:: DATA LINES ::
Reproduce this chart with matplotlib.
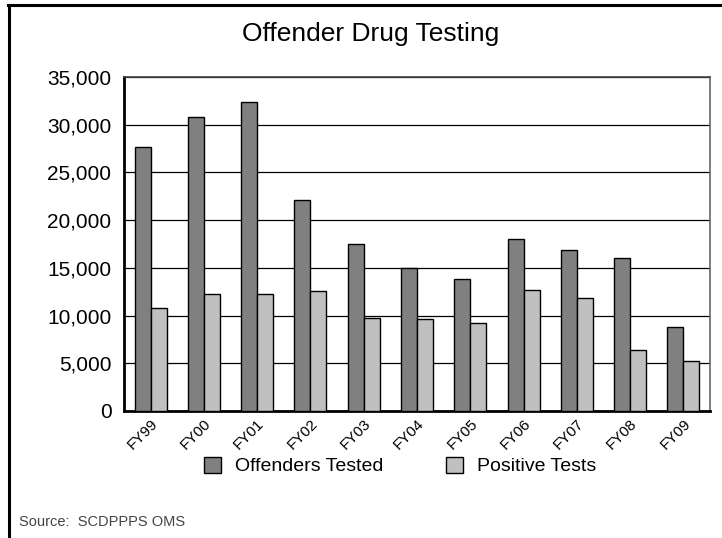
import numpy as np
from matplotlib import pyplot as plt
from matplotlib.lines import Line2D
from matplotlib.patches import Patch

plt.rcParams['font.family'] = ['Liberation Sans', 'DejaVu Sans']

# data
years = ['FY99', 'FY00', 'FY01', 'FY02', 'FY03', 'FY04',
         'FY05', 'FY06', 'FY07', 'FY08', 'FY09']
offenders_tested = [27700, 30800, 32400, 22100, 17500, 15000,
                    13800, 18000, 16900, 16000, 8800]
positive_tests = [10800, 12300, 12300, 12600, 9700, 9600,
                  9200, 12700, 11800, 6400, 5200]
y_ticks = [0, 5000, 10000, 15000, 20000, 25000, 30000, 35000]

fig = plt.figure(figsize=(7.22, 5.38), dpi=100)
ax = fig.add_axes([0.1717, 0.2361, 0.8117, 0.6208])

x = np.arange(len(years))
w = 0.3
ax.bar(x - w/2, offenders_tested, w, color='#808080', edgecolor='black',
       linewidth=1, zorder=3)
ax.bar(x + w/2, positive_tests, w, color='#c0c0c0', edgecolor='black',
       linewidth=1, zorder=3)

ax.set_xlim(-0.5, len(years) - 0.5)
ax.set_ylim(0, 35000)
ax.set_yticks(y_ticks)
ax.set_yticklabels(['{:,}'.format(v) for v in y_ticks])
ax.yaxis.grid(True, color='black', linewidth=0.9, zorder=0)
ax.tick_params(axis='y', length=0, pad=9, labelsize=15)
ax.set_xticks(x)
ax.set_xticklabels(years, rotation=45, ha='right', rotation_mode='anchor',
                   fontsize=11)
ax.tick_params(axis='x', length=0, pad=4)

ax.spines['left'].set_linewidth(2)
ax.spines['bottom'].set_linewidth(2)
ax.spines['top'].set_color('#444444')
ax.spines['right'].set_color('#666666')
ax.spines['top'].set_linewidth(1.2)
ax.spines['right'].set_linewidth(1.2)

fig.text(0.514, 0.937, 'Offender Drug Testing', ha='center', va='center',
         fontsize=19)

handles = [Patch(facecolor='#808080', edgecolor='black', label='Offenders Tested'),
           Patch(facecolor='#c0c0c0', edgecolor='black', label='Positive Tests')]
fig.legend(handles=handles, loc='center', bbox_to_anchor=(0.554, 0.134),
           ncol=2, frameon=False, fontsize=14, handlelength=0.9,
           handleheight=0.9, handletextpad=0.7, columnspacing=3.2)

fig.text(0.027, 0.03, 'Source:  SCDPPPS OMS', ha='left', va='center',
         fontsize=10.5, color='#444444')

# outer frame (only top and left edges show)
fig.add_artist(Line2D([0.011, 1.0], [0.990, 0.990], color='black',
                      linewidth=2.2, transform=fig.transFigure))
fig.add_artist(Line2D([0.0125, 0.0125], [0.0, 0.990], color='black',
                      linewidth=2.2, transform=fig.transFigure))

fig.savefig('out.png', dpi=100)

:: OBJECTIVE ::
Except for the pictures, give all the material above again verbatim.

:: TASK SOLUTION ::
Reproduce this chart with matplotlib.
import numpy as np
from matplotlib import pyplot as plt
from matplotlib.lines import Line2D
from matplotlib.patches import Patch

plt.rcParams['font.family'] = ['Liberation Sans', 'DejaVu Sans']

# data
years = ['FY99', 'FY00', 'FY01', 'FY02', 'FY03', 'FY04',
         'FY05', 'FY06', 'FY07', 'FY08', 'FY09']
offenders_tested = [27700, 30800, 32400, 22100, 17500, 15000,
                    13800, 18000, 16900, 16000, 8800]
positive_tests = [10800, 12300, 12300, 12600, 9700, 9600,
                  9200, 12700, 11800, 6400, 5200]
y_ticks = [0, 5000, 10000, 15000, 20000, 25000, 30000, 35000]

fig = plt.figure(figsize=(7.22, 5.38), dpi=100)
ax = fig.add_axes([0.1717, 0.2361, 0.8117, 0.6208])

x = np.arange(len(years))
w = 0.3
ax.bar(x - w/2, offenders_tested, w, color='#808080', edgecolor='black',
       linewidth=1, zorder=3)
ax.bar(x + w/2, positive_tests, w, color='#c0c0c0', edgecolor='black',
       linewidth=1, zorder=3)

ax.set_xlim(-0.5, len(years) - 0.5)
ax.set_ylim(0, 35000)
ax.set_yticks(y_ticks)
ax.set_yticklabels(['{:,}'.format(v) for v in y_ticks])
ax.yaxis.grid(True, color='black', linewidth=0.9, zorder=0)
ax.tick_params(axis='y', length=0, pad=9, labelsize=15)
ax.set_xticks(x)
ax.set_xticklabels(years, rotation=45, ha='right', rotation_mode='anchor',
                   fontsize=11)
ax.tick_params(axis='x', length=0, pad=4)

ax.spines['left'].set_linewidth(2)
ax.spines['bottom'].set_linewidth(2)
ax.spines['top'].set_color('#444444')
ax.spines['right'].set_color('#666666')
ax.spines['top'].set_linewidth(1.2)
ax.spines['right'].set_linewidth(1.2)

fig.text(0.514, 0.937, 'Offender Drug Testing', ha='center', va='center',
         fontsize=19)

handles = [Patch(facecolor='#808080', edgecolor='black', label='Offenders Tested'),
           Patch(facecolor='#c0c0c0', edgecolor='black', label='Positive Tests')]
fig.legend(handles=handles, loc='center', bbox_to_anchor=(0.554, 0.134),
           ncol=2, frameon=False, fontsize=14, handlelength=0.9,
           handleheight=0.9, handletextpad=0.7, columnspacing=3.2)

fig.text(0.027, 0.03, 'Source:  SCDPPPS OMS', ha='left', va='center',
         fontsize=10.5, color='#444444')

# outer frame (only top and left edges show)
fig.add_artist(Line2D([0.011, 1.0], [0.990, 0.990], color='black',
                      linewidth=2.2, transform=fig.transFigure))
fig.add_artist(Line2D([0.0125, 0.0125], [0.0, 0.990], color='black',
                      linewidth=2.2, transform=fig.transFigure))

fig.savefig('out.png', dpi=100)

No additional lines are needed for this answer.